The Act limits the tax deductibility of debt incurred to take over a company, beyond what is currently limited today. For good measure, the Act closes the carried interest loophole, so that general partners in private equity firms pay taxes at the ordinary rate and not at the reduced capital gains rate.
It is just staggering that nobody has stepped forward with this bill until now. There is a great deal wrong with American capitalism but private equity is a special form of malignancy, since it is parasitic on the aspects of capitalism that are relatively healthy: well-run, ordinary companies that attract customers, pay workers fairly, and turn a normal profit.
Private equity has increased seven fold since 2007, at a time when real capital investment has been relatively flat. The value of private equity deals soared to $1.4 trillion last year, according to Eileen Appelbaum, one of the few critical scholars of the field, a regular contributor to the Prospect on the subject, and coauthor of the landmark study, Private Equity at Work. At a time when other abuses of American capitalism have come in for scrutiny, there has been too little appetite for taking on private equity, in part because its owners include Democrats as well as Republicans.
Should such a bill pass, what would be left of the private equity industry? Not much. Lisa Donner, executive director of Americans for Financial Reform, which helped spearhead the research that led to the bill, says firms could still provide management expertise and capital, like ordinary venture capitalists.
Elizabeth Warren was the logical lead sponsor and prime architect of this bill, not only because of her fearlessness, but because of her deep knowledge of the intricacies of American capitalism. Much of the abuse is rooted in manipulations of the bankruptcy code, so who better than one of America’s leading legal scholars and critics of the double standards of bankruptcy.
“Elizabeth Warren has had private equity in her sights for decades.
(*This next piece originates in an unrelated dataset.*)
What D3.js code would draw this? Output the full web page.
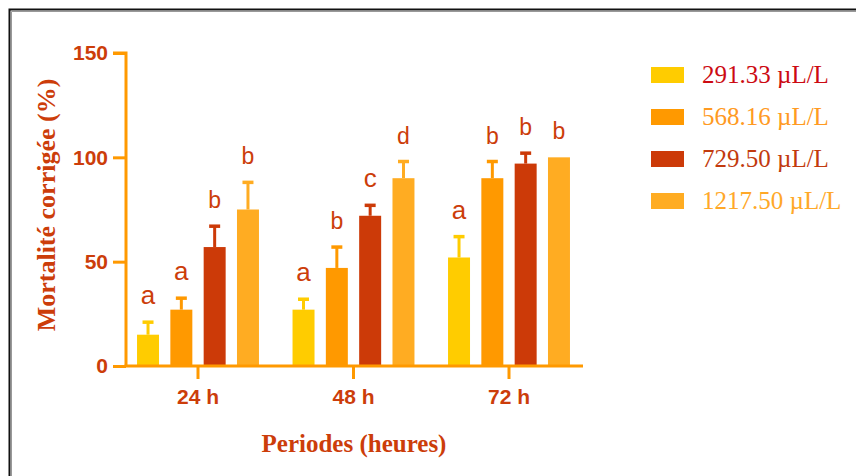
<!DOCTYPE html>
<html>
<head>
<meta charset="utf-8">
<script src="https://cdn.jsdelivr.net/npm/d3@7"></script>
<style>
  html,body{margin:0;padding:0;background:#fff}
  svg{display:block}
</style>
</head>
<body>
<div id="chart"></div>
<script>
// data
const periods = ['24 h', '48 h', '72 h']
const doses = ['291.33 µL/L', '568.16 µL/L', '729.50 µL/L', '1217.50 µL/L']
const mean291 = [15, 27, 52]
const mean568 = [27, 47, 90]
const mean729 = [57, 72, 97]
const mean1217 = [75, 90, 100]
const err291 = [6, 5, 10]
const err568 = [5.5, 10, 8]
const err729 = [10, 5, 5]
const err1217 = [13, 8, 0]
const let291 = ['a', 'a', 'a']
const let568 = ['a', 'b', 'b']
const let729 = ['b', 'c', 'b']
const let1217 = ['b', 'd', 'b']
const yTicks = [0, 50, 100, 150]

const barColors = ['#ffcc00', '#ff9900', '#cc3a08', '#ffac22']
const legendText = ['#cc0a12', '#ff9a22', '#c23a0d', '#ffa828']
const dark = '#cc3d0a'
const axisCol = '#ff9900'

const means = [mean291, mean568, mean729, mean1217]
const errs = [err291, err568, err729, err1217]
const lets = [let291, let568, let729, let1217]

const W = 856, H = 476
const svg = d3.select('#chart').append('svg').attr('width', W).attr('height', H)

// frame (top + left only)
svg.append('path').attr('d', `M9.5,${H} V9.5 H${W}`).attr('fill', 'none').attr('stroke', '#111').attr('stroke-width', 2)
svg.append('path').attr('d', `M11.5,${H} V11.5 H${W}`).attr('fill', 'none').attr('stroke', '#999').attr('stroke-width', 1)

const y = d3.scaleLinear().domain([0, 150]).range([366, 53])
const x0 = d3.scaleBand().domain(periods).range([120.25, 586.75]).paddingInner(0.143).paddingOuter(0.0715)
const x1 = d3.scaleBand().domain(d3.range(doses.length)).range([0, x0.bandwidth()]).paddingInner(0.34).paddingOuter(0.17)

// y axis
const yAxis = svg.append('g').attr('transform', 'translate(126,0)')
  .call(d3.axisLeft(y).tickValues(yTicks).tickSize(13).tickSizeOuter(0).tickPadding(5))
yAxis.select('.domain').attr('stroke', axisCol).attr('stroke-width', 3)
  .attr('d', `M-13,${y(150)}H0V${y(0)}`)
yAxis.selectAll('.tick line').attr('stroke', axisCol).attr('stroke-width', 3)
yAxis.selectAll('.tick text').attr('fill', dark).attr('font-family', 'Liberation Sans, Arial, sans-serif')
  .attr('font-weight', 'bold').attr('font-size', 21)

// bars
const groups = svg.append('g').selectAll('g').data(periods).join('g')
  .attr('transform', d => `translate(${x0(d)},0)`)

groups.each(function(p, pi){
  const g = d3.select(this)
  doses.forEach((dose, si) => {
    const v = means[si][pi], e = errs[si][pi]
    const bx = x1(si), bw = x1.bandwidth(), cx = bx + bw / 2
    const col = barColors[si]
    if(e > 0){
      g.append('line').attr('x1', cx).attr('x2', cx).attr('y1', y(v)).attr('y2', y(v + e))
        .attr('stroke', col).attr('stroke-width', 3)
      g.append('line').attr('x1', cx - 5.5).attr('x2', cx + 5.5).attr('y1', y(v + e)).attr('y2', y(v + e))
        .attr('stroke', col).attr('stroke-width', 3.5)
    }
    g.append('rect').attr('x', bx).attr('width', bw).attr('y', y(v)).attr('height', y(0) - y(v))
      .attr('fill', col)
    const l = lets[si][pi]
    const tall = (l === 'b' || l === 'd')
    g.append('text').attr('x', cx).attr('y', y(v + e) - 18)
      .attr('text-anchor', 'middle').attr('fill', dark)
      .attr('font-family', 'Liberation Sans, Arial, sans-serif')
      .attr('font-size', tall ? 23 : 26)
      .text(l)
  })
})

// x axis
const xAxis = svg.append('g').attr('transform', `translate(0,${y(0)})`)
  .call(d3.axisBottom(x0).tickSize(13).tickSizeOuter(0).tickPadding(10))
xAxis.select('.domain').attr('stroke', axisCol).attr('stroke-width', 3).attr('d', 'M124.5,0H583')
xAxis.selectAll('.tick line').attr('stroke', axisCol).attr('stroke-width', 3)
xAxis.selectAll('.tick text').attr('fill', dark).attr('font-family', 'Liberation Sans, Arial, sans-serif')
  .attr('font-weight', 'bold').attr('font-size', 21)

// axis titles
svg.append('text').attr('transform', 'translate(55,205) rotate(-90)').attr('text-anchor', 'middle')
  .attr('fill', dark).attr('font-family', 'Liberation Serif, Times New Roman, serif')
  .attr('font-weight', 'bold').attr('font-size', 26).text('Mortalité corrigée (%)')
svg.append('text').attr('x', 354).attr('y', 452).attr('text-anchor', 'middle')
  .attr('fill', dark).attr('font-family', 'Liberation Serif, Times New Roman, serif')
  .attr('font-weight', 'bold').attr('font-size', 25).text('Periodes (heures)')

// legend
const leg = svg.append('g').selectAll('g').data(doses).join('g')
  .attr('transform', (d, i) => `translate(651,${67 + i * 42})`)
leg.append('rect').attr('width', 33).attr('height', 16).attr('fill', (d, i) => barColors[i])
leg.append('text').attr('x', 51).attr('y', 16).attr('fill', (d, i) => legendText[i])
  .attr('font-family', 'Liberation Serif, Times New Roman, serif').attr('font-size', 25).text(d => d)
</script>
</body>
</html>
Her bankruptcy textbook goes into detail on abuses of leveraged buyouts,” says Adam Levitin of Georgetown Law School, one of the kitchen cabinet advisors who worked on this bill. “She uses it to teach the law of fraudulent transfers.”
What also propelled this bill was widespread indignation and a good deal of organizing, spearheaded by the group United for Respect, in the wake of the gross abuse of workers in the bankruptcies of Toys “R” Us and Sears.
“This is literally the first major bill on financial regulation since Dodd-Frank,” says Levitin. “It shows that Democrats are back on the offensive on financial reform.”